His conjugal fidelity, in a time of great laxity and under temptations and provocations of no common order, was beyond reproach. His attachment to the Church of England was at one time the great obstacle to his advancement. It appears never to have wavered through all the vicissitudes of his life; and no one who reads his most private letters with candor can fail to perceive that a certain vein of genuine piety ran through his nature, however inconsistent it may appear with some portions of his career.

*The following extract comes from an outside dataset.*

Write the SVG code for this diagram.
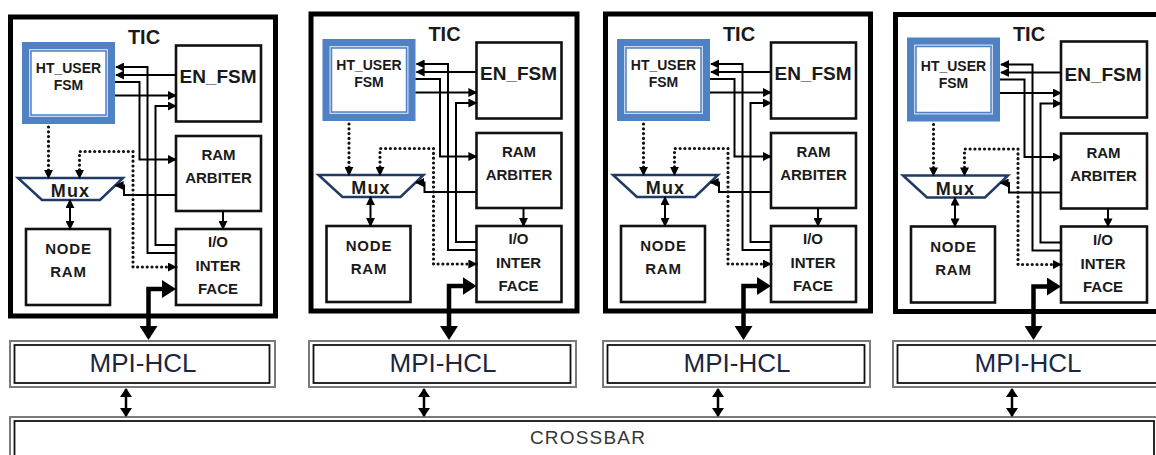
<svg xmlns="http://www.w3.org/2000/svg" width="1156" height="455" viewBox="0 0 1156 455">
<defs>
<style>
.outer{fill:none;stroke:#000;stroke-width:5}
.box{fill:#fff;stroke:#111;stroke-width:2.6}
.lbl{font-family:"Liberation Sans",Arial,sans-serif;font-weight:bold;fill:#1a1a1a;text-anchor:middle}
.ln{fill:none;stroke:#000;stroke-width:2}
.dot{fill:none;stroke:#111;stroke-width:3.2;stroke-dasharray:0 4.8;stroke-linecap:round}
.thick{fill:none;stroke:#000;stroke-width:4.5}
.dbl{fill:none;stroke:#000;stroke-width:2.5}
.mpo{fill:#fff;stroke:#7a7a7a;stroke-width:2}
.mpi{fill:none;stroke:#111;stroke-width:1.8}
.mpt{font-family:"Liberation Sans",Arial,sans-serif;font-size:26px;fill:#1c2640;text-anchor:middle}
.cbt{font-family:"Liberation Sans",Arial,sans-serif;font-size:19px;letter-spacing:1.2px;fill:#363636;text-anchor:middle}
</style>
<marker id="ah" viewBox="0 0 10 10" refX="9" refY="5" markerWidth="9" markerHeight="9" markerUnits="userSpaceOnUse" orient="auto-start-reverse"><path d="M0,0 L10,5 L0,10 z" fill="#000"/></marker>
<marker id="ah2" viewBox="0 0 9 12" refX="8" refY="6" markerWidth="9" markerHeight="12" markerUnits="userSpaceOnUse" orient="auto-start-reverse"><path d="M0,0 L9,6 L0,12 z" fill="#000"/></marker>
<marker id="ahT" viewBox="0 0 14 18" refX="4" refY="9" markerWidth="14" markerHeight="18" markerUnits="userSpaceOnUse" orient="auto-start-reverse"><path d="M0,0 L14,9 L0,18 z" fill="#000"/></marker>
</defs>
<rect width="1156" height="455" fill="#fff"/>

<!-- Crossbar -->
<g id="crossbar">
<rect x="10" y="417" width="1152" height="60" fill="#fff" stroke="#7a7a7a" stroke-width="2"/>
<rect x="14.5" y="421" width="1139.5" height="60" fill="none" stroke="#111" stroke-width="1.8"/>
<text class="cbt" x="588" y="444">CROSSBAR</text>
</g>

<!-- MPI-HCL boxes -->
<g id="mpi1"><rect class="mpo" x="10" y="341" width="265" height="46"/><rect class="mpi" x="14.5" y="345" width="255" height="38"/><text class="mpt" x="143" y="372">MPI-HCL</text></g>
<g id="mpi2"><rect class="mpo" x="309" y="341" width="267" height="46"/><rect class="mpi" x="313.5" y="345" width="257" height="38"/><text class="mpt" x="443" y="372">MPI-HCL</text></g>
<g id="mpi3"><rect class="mpo" x="603" y="341" width="267" height="46"/><rect class="mpi" x="607.5" y="345" width="257" height="38"/><text class="mpt" x="737" y="372">MPI-HCL</text></g>
<g id="mpi4"><rect class="mpo" x="893" y="341" width="272" height="46"/><rect class="mpi" x="897.5" y="345" width="262" height="38"/><text class="mpt" x="1028" y="372">MPI-HCL</text></g>

<!-- TIC block 1 -->
<g id="tic1" transform="translate(10.5,17)">
<g id="t1-tic"><rect class="outer" x="0" y="0" width="265" height="299"/><text class="lbl" x="133.5" y="26.5" font-size="20">TIC</text></g>
<g id="t1-htuser"><rect x="11.5" y="25" width="93" height="82" fill="#4f81c4"/><rect x="18.5" y="32" width="79" height="68" fill="#c9d8ee"/><rect x="20.5" y="34" width="75" height="64" fill="#fff" stroke="#4f81c4" stroke-width="1.5"/><text class="lbl" x="58" y="56" font-size="14">HT_USER</text><text class="lbl" x="58" y="73" font-size="14">FSM</text></g>
<g id="t1-enfsm"><rect class="box" x="165.5" y="28.5" width="85" height="76"/><text class="lbl" x="207.5" y="66" font-size="19">EN_FSM</text></g>
<g id="t1-ramarb"><rect class="box" x="165.5" y="119" width="85" height="75"/><text class="lbl" x="208" y="143" font-size="15">RAM</text><text class="lbl" x="208" y="166" font-size="15">ARBITER</text></g>
<g id="t1-io"><rect class="box" x="165.5" y="212" width="85" height="76"/><text class="lbl" x="207.5" y="230" font-size="15">I/O</text><text class="lbl" x="207.5" y="254" font-size="15">INTER</text><text class="lbl" x="207.5" y="277" font-size="15">FACE</text></g>
<g id="t1-noderam"><rect class="box" x="15.5" y="212" width="84" height="76"/><text class="lbl" x="58" y="237" font-size="15" letter-spacing="0.8">NODE</text><text class="lbl" x="58" y="260" font-size="15" letter-spacing="0.8">RAM</text></g>
<g id="t1-mux"><polygon points="7.5,161 112.5,161 89.5,183 31.5,183" fill="#fff" stroke="#1f3a64" stroke-width="2.5"/><text class="lbl" x="60" y="180" font-size="18" letter-spacing="1.2">Mux</text></g>
</g>

<!-- TIC block 2 -->
<g id="tic2" transform="translate(311,14)">
<g id="t2-tic"><rect class="outer" x="0" y="0" width="266" height="297"/><text class="lbl" x="133.5" y="26.5" font-size="20">TIC</text></g>
<g id="t2-htuser"><rect x="11.5" y="25" width="93" height="82" fill="#4f81c4"/><rect x="18.5" y="32" width="79" height="68" fill="#c9d8ee"/><rect x="20.5" y="34" width="75" height="64" fill="#fff" stroke="#4f81c4" stroke-width="1.5"/><text class="lbl" x="58" y="56" font-size="14">HT_USER</text><text class="lbl" x="58" y="73" font-size="14">FSM</text></g>
<g id="t2-enfsm"><rect class="box" x="165.5" y="28.5" width="85" height="76"/><text class="lbl" x="207.5" y="66" font-size="19">EN_FSM</text></g>
<g id="t2-ramarb"><rect class="box" x="165.5" y="119" width="85" height="75"/><text class="lbl" x="208" y="143" font-size="15">RAM</text><text class="lbl" x="208" y="166" font-size="15">ARBITER</text></g>
<g id="t2-io"><rect class="box" x="165.5" y="212" width="85" height="76"/><text class="lbl" x="207.5" y="230" font-size="15">I/O</text><text class="lbl" x="207.5" y="254" font-size="15">INTER</text><text class="lbl" x="207.5" y="277" font-size="15">FACE</text></g>
<g id="t2-noderam"><rect class="box" x="15.5" y="212" width="84" height="76"/><text class="lbl" x="58" y="237" font-size="15" letter-spacing="0.8">NODE</text><text class="lbl" x="58" y="260" font-size="15" letter-spacing="0.8">RAM</text></g>
<g id="t2-mux"><polygon points="7.5,161 112.5,161 89.5,183 31.5,183" fill="#fff" stroke="#1f3a64" stroke-width="2.5"/><text class="lbl" x="60" y="180" font-size="18" letter-spacing="1.2">Mux</text></g>
</g>

<!-- TIC block 3 -->
<g id="tic3" transform="translate(605.5,14)">
<g id="t3-tic"><rect class="outer" x="0" y="0" width="265" height="297"/><text class="lbl" x="133.5" y="26.5" font-size="20">TIC</text></g>
<g id="t3-htuser"><rect x="11.5" y="25" width="93" height="82" fill="#4f81c4"/><rect x="18.5" y="32" width="79" height="68" fill="#c9d8ee"/><rect x="20.5" y="34" width="75" height="64" fill="#fff" stroke="#4f81c4" stroke-width="1.5"/><text class="lbl" x="58" y="56" font-size="14">HT_USER</text><text class="lbl" x="58" y="73" font-size="14">FSM</text></g>
<g id="t3-enfsm"><rect class="box" x="165.5" y="28.5" width="85" height="76"/><text class="lbl" x="207.5" y="66" font-size="19">EN_FSM</text></g>
<g id="t3-ramarb"><rect class="box" x="165.5" y="119" width="85" height="75"/><text class="lbl" x="208" y="143" font-size="15">RAM</text><text class="lbl" x="208" y="166" font-size="15">ARBITER</text></g>
<g id="t3-io"><rect class="box" x="165.5" y="212" width="85" height="76"/><text class="lbl" x="207.5" y="230" font-size="15">I/O</text><text class="lbl" x="207.5" y="254" font-size="15">INTER</text><text class="lbl" x="207.5" y="277" font-size="15">FACE</text></g>
<g id="t3-noderam"><rect class="box" x="15.5" y="212" width="84" height="76"/><text class="lbl" x="58" y="237" font-size="15" letter-spacing="0.8">NODE</text><text class="lbl" x="58" y="260" font-size="15" letter-spacing="0.8">RAM</text></g>
<g id="t3-mux"><polygon points="7.5,161 112.5,161 89.5,183 31.5,183" fill="#fff" stroke="#1f3a64" stroke-width="2.5"/><text class="lbl" x="60" y="180" font-size="18" letter-spacing="1.2">Mux</text></g>
</g>

<!-- TIC block 4 -->
<g id="tic4" transform="translate(895.5,14.5)">
<g id="t4-tic"><rect class="outer" x="0" y="0" width="265" height="297"/><text class="lbl" x="133.5" y="26.5" font-size="20">TIC</text></g>
<g id="t4-htuser"><rect x="11.5" y="23" width="93" height="84" fill="#4f81c4"/><rect x="18.5" y="30" width="79" height="70" fill="#c9d8ee"/><rect x="20.5" y="32" width="75" height="66" fill="#fff" stroke="#4f81c4" stroke-width="1.5"/><text class="lbl" x="58" y="56" font-size="14">HT_USER</text><text class="lbl" x="58" y="73" font-size="14">FSM</text></g>
<g id="t4-enfsm"><rect class="box" x="165.5" y="27" width="86" height="76"/><text class="lbl" x="207.5" y="66" font-size="19">EN_FSM</text></g>
<g id="t4-ramarb"><rect class="box" x="165.5" y="119" width="86" height="75"/><text class="lbl" x="208" y="143" font-size="15">RAM</text><text class="lbl" x="208" y="166" font-size="15">ARBITER</text></g>
<g id="t4-io"><rect class="box" x="165.5" y="212" width="86" height="76"/><text class="lbl" x="207.5" y="230" font-size="15">I/O</text><text class="lbl" x="207.5" y="254" font-size="15">INTER</text><text class="lbl" x="207.5" y="277" font-size="15">FACE</text></g>
<g id="t4-noderam"><rect class="box" x="15.5" y="212" width="84" height="76"/><text class="lbl" x="58" y="237" font-size="15" letter-spacing="0.8">NODE</text><text class="lbl" x="58" y="260" font-size="15" letter-spacing="0.8">RAM</text></g>
<g id="t4-mux"><polygon points="7.5,161 112.5,161 89.5,183 31.5,183" fill="#fff" stroke="#1f3a64" stroke-width="2.5"/><text class="lbl" x="60" y="180" font-size="18" letter-spacing="1.2">Mux</text></g>
</g>

<!-- Connectors -->
<g id="connectors">
<g id="c1" transform="translate(10.5,17)">
<path class="ln" d="M165.5,236 H137 V50 H105.5" marker-end="url(#ah)"/>
<path class="ln" d="M165.5,58 H105.5" marker-end="url(#ah)"/>
<path class="ln" d="M104.5,65 H129 V142.5 H165.5" marker-end="url(#ah)"/>
<path class="ln" d="M104.5,78.5 H165.5" marker-end="url(#ah)"/>
<path class="ln" d="M165.5,228 H145 V89 H165.5" marker-end="url(#ah)"/>
<path class="ln" d="M165.5,178 H113.5 V168.5 H105" marker-end="url(#ah)"/>
<path class="ln" d="M212.5,194 V212" marker-end="url(#ah)"/>
<path class="dot" d="M38,110 V161" marker-end="url(#ah)"/>
<path class="dot" d="M165.5,250 H122.5 V134.5 H69 V161" marker-start="url(#ah)" marker-end="url(#ah)"/>
<path class="ln" d="M59.5,183 V212" marker-start="url(#ah)" marker-end="url(#ah)"/>
</g>
<g id="c2" transform="translate(311,14)">
<path class="ln" d="M165.5,236 H137 V50 H105.5" marker-end="url(#ah)"/>
<path class="ln" d="M165.5,58 H105.5" marker-end="url(#ah)"/>
<path class="ln" d="M104.5,65 H129 V142.5 H165.5" marker-end="url(#ah)"/>
<path class="ln" d="M104.5,78.5 H165.5" marker-end="url(#ah)"/>
<path class="ln" d="M165.5,228 H145 V89 H165.5" marker-end="url(#ah)"/>
<path class="ln" d="M165.5,178 H113.5 V168.5 H105" marker-end="url(#ah)"/>
<path class="ln" d="M212.5,194 V212" marker-end="url(#ah)"/>
<path class="dot" d="M38,110 V161" marker-end="url(#ah)"/>
<path class="dot" d="M165.5,250 H122.5 V134.5 H69 V161" marker-start="url(#ah)" marker-end="url(#ah)"/>
<path class="ln" d="M59.5,183 V212" marker-start="url(#ah)" marker-end="url(#ah)"/>
</g>
<g id="c3" transform="translate(605.5,14)">
<path class="ln" d="M165.5,236 H137 V50 H105.5" marker-end="url(#ah)"/>
<path class="ln" d="M165.5,58 H105.5" marker-end="url(#ah)"/>
<path class="ln" d="M104.5,65 H129 V142.5 H165.5" marker-end="url(#ah)"/>
<path class="ln" d="M104.5,78.5 H165.5" marker-end="url(#ah)"/>
<path class="ln" d="M165.5,228 H145 V89 H165.5" marker-end="url(#ah)"/>
<path class="ln" d="M165.5,178 H113.5 V168.5 H105" marker-end="url(#ah)"/>
<path class="ln" d="M212.5,194 V212" marker-end="url(#ah)"/>
<path class="dot" d="M38,110 V161" marker-end="url(#ah)"/>
<path class="dot" d="M165.5,250 H122.5 V134.5 H69 V161" marker-start="url(#ah)" marker-end="url(#ah)"/>
<path class="ln" d="M59.5,183 V212" marker-start="url(#ah)" marker-end="url(#ah)"/>
</g>
<g id="c4" transform="translate(895.5,14.5)">
<path class="ln" d="M165.5,236 H137 V50 H105.5" marker-end="url(#ah)"/>
<path class="ln" d="M165.5,58 H105.5" marker-end="url(#ah)"/>
<path class="ln" d="M104.5,65 H129 V142.5 H165.5" marker-end="url(#ah)"/>
<path class="ln" d="M104.5,78.5 H165.5" marker-end="url(#ah)"/>
<path class="ln" d="M165.5,228 H145 V89 H165.5" marker-end="url(#ah)"/>
<path class="ln" d="M165.5,178 H113.5 V168.5 H105" marker-end="url(#ah)"/>
<path class="ln" d="M212.5,194 V212" marker-end="url(#ah)"/>
<path class="dot" d="M38,110 V161" marker-end="url(#ah)"/>
<path class="dot" d="M165.5,250 H122.5 V134.5 H69 V161" marker-start="url(#ah)" marker-end="url(#ah)"/>
<path class="ln" d="M59.5,183 V212" marker-start="url(#ah)" marker-end="url(#ah)"/>
</g>
<!-- thick I/O <-> MPI-HCL -->
<path class="thick" d="M148.5,330 V289 H166" marker-start="url(#ahT)" marker-end="url(#ahT)"/>
<path class="thick" d="M449,330 V286 H466.5" marker-start="url(#ahT)" marker-end="url(#ahT)"/>
<path class="thick" d="M743.5,330 V286 H761" marker-start="url(#ahT)" marker-end="url(#ahT)"/>
<path class="thick" d="M1033.5,330 V286.5 H1051" marker-start="url(#ahT)" marker-end="url(#ahT)"/>
<!-- MPI-HCL <-> CROSSBAR -->
<path class="dbl" d="M126,389 V416" marker-start="url(#ah2)" marker-end="url(#ah2)"/>
<path class="dbl" d="M424,389 V416" marker-start="url(#ah2)" marker-end="url(#ah2)"/>
<path class="dbl" d="M718,389 V416" marker-start="url(#ah2)" marker-end="url(#ah2)"/>
<path class="dbl" d="M1012,389 V416" marker-start="url(#ah2)" marker-end="url(#ah2)"/>
</g>
</svg>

Yet it may be questioned whether, even in the zenith of his fame, he was really popular. He had grave vices, and they were precisely of that kind which is most fatal to public men. His extreme rapacity in acquiring and his extreme avarice in hoarding money contrasted forcibly with the lavish generosity of Ormond, and alone gave weight to the charges of peculation that were brought against him. It is true that this, like all his passions, was under control. Torcy soon found that it was useless to attempt to bribe him, and he declined, as we have seen, with little hesitation, the enormously lucrative post of governor of the Austrian Netherlands when he found that the appointment aroused the strong and dangerous hostility of the Dutch. In these cases his keen and far-seeing judgment perceived clearly his true interest, and he had sufficient resolution to follow it. Yet still, like many men who have risen from great poverty to great wealth, avarice was the passion of his life, and the rapacity both of himself and of his wife was insatiable. Besides immense grants from Blenheim and marriage portions given by the queen to their daughters, they at one time received between them an annual income of public money of more than sixty-four thousand pounds.